WaPo’s Amanda Erickson observes that this proposal, and the Czech Republic’s “lenient” gun laws, put the Czechs at odds with the EU.
This puts the country at odds with much of Europe, which has long supported much more stringent gun-control measures. In the wake of the 2015 terror attacks in Paris, France pushed the European Union to enact even tougher policies. The European Commission’s initial proposal called for a complete ban on the sale of weapons like Kalashnikovs or AR-15s that are intended primarily for military use. Ammunition magazines would be limited to 20 rounds or less.
The Czech Republic came out hard against the directive.
The final EU plan is a compromise bill, but it will be considerably more restrictive than Czech laws.
All member states will have 15 months to comply with the new gun restrictions. The final measure bans the sale of most military-style rifles and requires all potential buyers to go through a psychological check before they can buy a weapon. If someone fails a check in one E.U. state, that information will be shared in an international database so that the person can’t procure a gun somewhere else.
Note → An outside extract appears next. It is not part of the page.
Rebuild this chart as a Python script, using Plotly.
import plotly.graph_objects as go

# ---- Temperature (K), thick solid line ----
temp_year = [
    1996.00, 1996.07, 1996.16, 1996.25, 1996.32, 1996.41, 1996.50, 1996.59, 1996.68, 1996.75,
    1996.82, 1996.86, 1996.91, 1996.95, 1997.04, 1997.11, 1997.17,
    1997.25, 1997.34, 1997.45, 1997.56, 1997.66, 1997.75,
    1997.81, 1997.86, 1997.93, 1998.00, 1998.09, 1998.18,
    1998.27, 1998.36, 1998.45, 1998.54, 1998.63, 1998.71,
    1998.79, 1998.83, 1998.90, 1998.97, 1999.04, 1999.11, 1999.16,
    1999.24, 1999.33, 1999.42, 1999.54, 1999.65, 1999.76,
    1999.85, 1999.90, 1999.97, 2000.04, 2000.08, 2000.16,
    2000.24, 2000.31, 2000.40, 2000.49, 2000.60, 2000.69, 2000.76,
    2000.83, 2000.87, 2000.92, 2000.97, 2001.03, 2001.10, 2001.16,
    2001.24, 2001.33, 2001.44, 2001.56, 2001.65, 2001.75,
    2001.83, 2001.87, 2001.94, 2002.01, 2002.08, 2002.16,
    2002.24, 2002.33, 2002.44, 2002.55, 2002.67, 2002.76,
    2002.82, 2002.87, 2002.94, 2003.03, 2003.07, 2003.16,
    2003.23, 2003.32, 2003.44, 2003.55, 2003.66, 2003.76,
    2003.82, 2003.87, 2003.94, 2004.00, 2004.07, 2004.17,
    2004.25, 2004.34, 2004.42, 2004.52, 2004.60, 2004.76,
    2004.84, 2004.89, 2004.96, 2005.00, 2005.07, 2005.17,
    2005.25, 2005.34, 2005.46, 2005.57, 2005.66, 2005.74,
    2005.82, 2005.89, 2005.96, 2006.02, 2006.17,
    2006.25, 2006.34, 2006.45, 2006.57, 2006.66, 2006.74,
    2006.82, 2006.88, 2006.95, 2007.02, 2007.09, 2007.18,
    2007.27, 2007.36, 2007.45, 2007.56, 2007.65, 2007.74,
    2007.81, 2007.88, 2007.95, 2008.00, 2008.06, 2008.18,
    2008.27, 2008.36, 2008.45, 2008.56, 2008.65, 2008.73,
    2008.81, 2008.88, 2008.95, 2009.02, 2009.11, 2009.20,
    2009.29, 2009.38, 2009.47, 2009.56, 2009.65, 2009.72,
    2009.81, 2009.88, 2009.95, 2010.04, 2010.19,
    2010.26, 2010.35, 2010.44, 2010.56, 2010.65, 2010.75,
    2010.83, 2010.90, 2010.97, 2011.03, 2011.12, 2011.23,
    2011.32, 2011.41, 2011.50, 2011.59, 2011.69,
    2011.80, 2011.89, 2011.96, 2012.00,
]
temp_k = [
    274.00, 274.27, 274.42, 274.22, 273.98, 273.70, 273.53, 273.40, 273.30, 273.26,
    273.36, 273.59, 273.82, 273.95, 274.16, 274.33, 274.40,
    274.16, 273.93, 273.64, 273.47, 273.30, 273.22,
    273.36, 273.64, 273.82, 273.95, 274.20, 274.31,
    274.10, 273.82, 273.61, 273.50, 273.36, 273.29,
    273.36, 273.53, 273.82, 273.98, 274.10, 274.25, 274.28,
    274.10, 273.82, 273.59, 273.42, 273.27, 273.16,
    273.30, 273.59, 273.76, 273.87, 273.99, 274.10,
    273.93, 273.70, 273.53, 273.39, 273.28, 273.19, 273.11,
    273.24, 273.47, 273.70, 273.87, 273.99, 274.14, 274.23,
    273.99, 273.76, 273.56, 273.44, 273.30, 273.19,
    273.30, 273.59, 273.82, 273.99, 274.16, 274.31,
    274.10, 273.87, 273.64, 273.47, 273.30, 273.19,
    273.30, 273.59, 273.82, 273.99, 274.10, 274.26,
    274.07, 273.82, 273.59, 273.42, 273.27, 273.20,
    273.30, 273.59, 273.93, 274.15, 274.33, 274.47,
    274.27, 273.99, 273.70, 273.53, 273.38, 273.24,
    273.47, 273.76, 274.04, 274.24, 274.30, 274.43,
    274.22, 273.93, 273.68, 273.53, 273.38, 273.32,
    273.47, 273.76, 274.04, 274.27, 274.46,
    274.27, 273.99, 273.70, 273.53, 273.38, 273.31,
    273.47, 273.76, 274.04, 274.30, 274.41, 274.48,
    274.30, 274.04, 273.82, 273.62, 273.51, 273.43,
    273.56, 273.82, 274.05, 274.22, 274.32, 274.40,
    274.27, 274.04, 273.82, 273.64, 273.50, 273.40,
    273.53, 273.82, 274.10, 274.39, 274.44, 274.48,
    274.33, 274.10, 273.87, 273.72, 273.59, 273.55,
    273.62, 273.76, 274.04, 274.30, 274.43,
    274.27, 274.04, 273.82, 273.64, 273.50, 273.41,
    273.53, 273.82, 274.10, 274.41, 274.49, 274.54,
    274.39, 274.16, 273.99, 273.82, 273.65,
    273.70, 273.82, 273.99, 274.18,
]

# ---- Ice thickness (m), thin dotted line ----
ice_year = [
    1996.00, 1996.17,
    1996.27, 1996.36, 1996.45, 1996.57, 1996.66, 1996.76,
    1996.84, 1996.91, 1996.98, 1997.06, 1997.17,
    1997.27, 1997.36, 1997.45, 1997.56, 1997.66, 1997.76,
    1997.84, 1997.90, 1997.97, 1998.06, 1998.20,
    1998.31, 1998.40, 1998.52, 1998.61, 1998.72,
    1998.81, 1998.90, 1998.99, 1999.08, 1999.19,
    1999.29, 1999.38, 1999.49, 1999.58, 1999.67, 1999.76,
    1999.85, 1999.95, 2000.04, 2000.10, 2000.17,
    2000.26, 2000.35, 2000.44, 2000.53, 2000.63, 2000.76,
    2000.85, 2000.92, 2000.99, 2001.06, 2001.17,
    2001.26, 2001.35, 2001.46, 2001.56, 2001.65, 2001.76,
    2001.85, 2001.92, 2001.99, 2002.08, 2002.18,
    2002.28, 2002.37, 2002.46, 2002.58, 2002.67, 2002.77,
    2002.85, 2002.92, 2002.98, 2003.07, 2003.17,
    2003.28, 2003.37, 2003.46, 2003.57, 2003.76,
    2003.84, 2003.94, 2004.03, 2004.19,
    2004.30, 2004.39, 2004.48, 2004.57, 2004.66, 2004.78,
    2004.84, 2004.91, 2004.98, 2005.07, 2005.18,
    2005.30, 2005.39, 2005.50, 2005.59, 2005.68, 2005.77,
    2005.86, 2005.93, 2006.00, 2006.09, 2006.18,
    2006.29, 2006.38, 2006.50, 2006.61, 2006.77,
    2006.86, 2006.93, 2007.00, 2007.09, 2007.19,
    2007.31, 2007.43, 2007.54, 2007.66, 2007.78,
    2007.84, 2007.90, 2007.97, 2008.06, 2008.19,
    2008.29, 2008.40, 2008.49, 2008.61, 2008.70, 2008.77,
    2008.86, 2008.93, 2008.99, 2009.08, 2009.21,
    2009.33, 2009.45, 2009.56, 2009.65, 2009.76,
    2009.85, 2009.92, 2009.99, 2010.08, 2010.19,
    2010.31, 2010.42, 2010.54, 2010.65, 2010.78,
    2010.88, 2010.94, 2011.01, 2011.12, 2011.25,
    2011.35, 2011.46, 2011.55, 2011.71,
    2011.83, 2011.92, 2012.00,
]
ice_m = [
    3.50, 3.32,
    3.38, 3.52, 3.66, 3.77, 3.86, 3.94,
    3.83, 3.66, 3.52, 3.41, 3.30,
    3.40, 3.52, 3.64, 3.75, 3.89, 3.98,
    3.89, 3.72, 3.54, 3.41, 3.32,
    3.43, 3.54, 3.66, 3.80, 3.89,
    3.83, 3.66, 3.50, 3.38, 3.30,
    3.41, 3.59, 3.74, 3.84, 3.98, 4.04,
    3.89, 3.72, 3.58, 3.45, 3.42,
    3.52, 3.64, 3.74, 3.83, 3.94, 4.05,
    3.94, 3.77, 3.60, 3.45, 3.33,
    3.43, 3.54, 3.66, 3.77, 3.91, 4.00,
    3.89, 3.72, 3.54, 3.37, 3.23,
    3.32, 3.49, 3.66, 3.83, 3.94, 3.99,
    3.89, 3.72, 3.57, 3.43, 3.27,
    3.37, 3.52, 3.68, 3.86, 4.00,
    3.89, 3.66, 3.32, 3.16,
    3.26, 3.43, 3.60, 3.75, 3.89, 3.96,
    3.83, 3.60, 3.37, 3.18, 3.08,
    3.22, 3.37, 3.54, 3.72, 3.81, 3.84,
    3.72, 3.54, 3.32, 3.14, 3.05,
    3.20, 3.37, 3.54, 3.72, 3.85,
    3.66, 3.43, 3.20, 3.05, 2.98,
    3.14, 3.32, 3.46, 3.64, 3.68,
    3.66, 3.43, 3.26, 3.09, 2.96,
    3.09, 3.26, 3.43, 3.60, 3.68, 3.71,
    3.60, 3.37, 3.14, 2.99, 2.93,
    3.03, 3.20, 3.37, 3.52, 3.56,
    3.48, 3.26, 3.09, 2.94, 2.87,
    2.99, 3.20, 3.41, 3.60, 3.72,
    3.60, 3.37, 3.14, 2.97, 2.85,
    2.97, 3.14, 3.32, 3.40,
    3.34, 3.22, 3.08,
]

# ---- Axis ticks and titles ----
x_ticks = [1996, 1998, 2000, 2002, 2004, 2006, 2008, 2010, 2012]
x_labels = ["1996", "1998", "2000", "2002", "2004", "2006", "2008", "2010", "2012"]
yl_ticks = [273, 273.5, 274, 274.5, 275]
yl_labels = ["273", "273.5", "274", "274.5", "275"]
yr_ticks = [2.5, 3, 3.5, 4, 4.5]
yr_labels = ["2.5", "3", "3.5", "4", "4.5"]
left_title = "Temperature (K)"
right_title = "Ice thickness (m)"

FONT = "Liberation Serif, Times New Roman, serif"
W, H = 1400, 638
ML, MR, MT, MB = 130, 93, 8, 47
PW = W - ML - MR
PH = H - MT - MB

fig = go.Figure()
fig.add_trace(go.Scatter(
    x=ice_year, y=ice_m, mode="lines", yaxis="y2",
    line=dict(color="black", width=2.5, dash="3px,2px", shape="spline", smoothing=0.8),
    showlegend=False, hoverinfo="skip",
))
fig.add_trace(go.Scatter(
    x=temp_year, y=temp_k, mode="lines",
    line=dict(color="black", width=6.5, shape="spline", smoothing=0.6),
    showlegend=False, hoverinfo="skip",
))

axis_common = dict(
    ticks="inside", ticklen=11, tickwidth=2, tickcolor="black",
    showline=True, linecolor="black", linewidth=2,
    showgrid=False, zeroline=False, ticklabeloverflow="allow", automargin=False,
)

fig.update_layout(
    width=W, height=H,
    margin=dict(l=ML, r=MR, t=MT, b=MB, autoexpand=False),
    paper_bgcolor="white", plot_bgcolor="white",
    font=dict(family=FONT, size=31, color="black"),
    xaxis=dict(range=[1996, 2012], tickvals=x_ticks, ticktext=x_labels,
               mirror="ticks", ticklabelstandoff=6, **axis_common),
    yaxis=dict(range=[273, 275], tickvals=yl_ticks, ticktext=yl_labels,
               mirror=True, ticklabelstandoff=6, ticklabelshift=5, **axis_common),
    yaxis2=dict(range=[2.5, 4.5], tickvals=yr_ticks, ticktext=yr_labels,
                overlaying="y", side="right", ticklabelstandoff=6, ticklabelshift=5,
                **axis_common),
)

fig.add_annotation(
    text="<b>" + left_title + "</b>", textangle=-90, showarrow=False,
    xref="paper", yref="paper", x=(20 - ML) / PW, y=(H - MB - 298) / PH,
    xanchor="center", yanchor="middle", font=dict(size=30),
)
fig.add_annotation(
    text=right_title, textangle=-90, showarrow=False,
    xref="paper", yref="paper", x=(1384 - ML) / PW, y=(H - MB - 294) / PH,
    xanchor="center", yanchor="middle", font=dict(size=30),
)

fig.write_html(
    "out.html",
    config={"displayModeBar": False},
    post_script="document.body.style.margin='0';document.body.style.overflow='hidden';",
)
Online sales are also severely curtailed. The Czech Republic was the only country to oppose the directive for being too strict.
Of course, the gun laws of virtually all EU nations were already very restrictive prior to the January 2015 terror attack. I pointed out after the Charlie Hebdo attack that Belgium, which has some of the most restrictive laws, was where the terrorist attackers got their guns – illegally, through a flourishing black market that operates near major train stations.
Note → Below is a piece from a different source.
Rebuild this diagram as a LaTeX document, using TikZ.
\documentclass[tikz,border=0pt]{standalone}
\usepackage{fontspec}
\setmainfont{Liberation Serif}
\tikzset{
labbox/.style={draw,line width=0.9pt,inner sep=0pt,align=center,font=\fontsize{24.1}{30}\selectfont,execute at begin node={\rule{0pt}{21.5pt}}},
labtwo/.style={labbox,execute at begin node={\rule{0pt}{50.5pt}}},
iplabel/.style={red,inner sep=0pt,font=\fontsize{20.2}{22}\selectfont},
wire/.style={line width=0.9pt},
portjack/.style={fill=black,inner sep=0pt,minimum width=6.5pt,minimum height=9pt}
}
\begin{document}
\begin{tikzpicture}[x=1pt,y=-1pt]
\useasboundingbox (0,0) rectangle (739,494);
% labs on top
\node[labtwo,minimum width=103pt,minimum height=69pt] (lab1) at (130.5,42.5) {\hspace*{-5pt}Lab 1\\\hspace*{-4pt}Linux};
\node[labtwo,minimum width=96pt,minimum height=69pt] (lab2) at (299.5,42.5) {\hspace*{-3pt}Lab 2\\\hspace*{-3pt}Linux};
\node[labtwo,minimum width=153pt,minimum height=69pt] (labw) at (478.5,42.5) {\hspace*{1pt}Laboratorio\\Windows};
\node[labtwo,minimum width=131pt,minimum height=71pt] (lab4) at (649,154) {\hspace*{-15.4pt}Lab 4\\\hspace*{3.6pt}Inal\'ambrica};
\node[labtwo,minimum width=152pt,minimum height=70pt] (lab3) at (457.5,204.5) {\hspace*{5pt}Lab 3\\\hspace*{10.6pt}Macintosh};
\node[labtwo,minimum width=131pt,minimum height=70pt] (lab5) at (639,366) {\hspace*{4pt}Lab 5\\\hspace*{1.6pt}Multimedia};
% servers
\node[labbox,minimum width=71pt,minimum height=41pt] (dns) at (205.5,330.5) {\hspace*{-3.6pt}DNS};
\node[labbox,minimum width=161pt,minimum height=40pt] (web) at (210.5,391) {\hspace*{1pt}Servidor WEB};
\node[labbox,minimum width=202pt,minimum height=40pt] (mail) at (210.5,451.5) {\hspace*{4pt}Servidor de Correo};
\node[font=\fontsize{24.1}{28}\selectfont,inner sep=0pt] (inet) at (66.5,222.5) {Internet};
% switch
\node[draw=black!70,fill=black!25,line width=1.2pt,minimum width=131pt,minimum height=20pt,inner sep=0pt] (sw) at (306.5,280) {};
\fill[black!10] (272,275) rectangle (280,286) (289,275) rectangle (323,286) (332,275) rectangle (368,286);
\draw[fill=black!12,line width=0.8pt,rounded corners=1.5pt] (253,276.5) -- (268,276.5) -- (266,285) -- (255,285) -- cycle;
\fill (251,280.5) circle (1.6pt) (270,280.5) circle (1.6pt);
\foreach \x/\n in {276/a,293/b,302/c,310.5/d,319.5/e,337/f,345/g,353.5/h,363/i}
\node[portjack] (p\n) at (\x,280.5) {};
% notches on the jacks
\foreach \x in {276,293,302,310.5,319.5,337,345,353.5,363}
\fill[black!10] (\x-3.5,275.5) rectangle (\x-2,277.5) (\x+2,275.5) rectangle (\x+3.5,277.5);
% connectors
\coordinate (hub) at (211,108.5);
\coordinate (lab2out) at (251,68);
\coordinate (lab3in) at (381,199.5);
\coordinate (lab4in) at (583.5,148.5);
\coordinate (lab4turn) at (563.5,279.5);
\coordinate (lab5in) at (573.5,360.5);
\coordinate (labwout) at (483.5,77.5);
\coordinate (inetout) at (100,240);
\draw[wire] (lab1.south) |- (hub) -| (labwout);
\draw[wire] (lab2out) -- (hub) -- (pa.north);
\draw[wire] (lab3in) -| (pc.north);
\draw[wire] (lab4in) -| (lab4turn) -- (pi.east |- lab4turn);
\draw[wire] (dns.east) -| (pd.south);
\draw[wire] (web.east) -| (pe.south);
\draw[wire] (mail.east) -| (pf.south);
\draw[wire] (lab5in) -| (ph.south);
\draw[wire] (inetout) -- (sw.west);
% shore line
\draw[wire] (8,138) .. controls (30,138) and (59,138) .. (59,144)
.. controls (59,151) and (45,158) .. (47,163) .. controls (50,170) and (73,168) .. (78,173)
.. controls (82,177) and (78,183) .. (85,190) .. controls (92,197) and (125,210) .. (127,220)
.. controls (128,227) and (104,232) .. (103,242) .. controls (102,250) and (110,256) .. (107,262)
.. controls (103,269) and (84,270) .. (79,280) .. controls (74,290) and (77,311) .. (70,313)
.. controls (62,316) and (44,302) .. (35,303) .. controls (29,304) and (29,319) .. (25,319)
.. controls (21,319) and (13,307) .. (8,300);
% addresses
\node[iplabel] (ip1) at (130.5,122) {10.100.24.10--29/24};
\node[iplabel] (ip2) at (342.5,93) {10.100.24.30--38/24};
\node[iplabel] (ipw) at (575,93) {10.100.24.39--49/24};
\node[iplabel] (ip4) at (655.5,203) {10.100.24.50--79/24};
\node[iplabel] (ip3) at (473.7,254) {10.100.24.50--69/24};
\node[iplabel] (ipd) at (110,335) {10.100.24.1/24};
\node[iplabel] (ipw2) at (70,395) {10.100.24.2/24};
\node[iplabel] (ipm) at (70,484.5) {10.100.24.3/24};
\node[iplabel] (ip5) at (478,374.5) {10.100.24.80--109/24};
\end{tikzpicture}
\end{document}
It’s a thought-provoking sign of how different European and U.S. legal ideas have become, that the Czech government even has to think in terms of explicitly authorizing citizens to shoot a terrorist attacker.
But the EU won’t be able to put a lid on this movement. It makes too much sense for the people to be able to defend themselves. The cost of adhering to a highly centralized, restrictive concept of public security is too high – and it leaves out the most important feature of an armed citizenry: the deterrent effect of their hardened profile.
Ultimately, however, what it comes down to is this. It is immoral to demand of the people that they pay for politically correct delusions with their lives. A number of trends, including this one regarding the civilian use of small arms, show that Europe is waking up to that truth.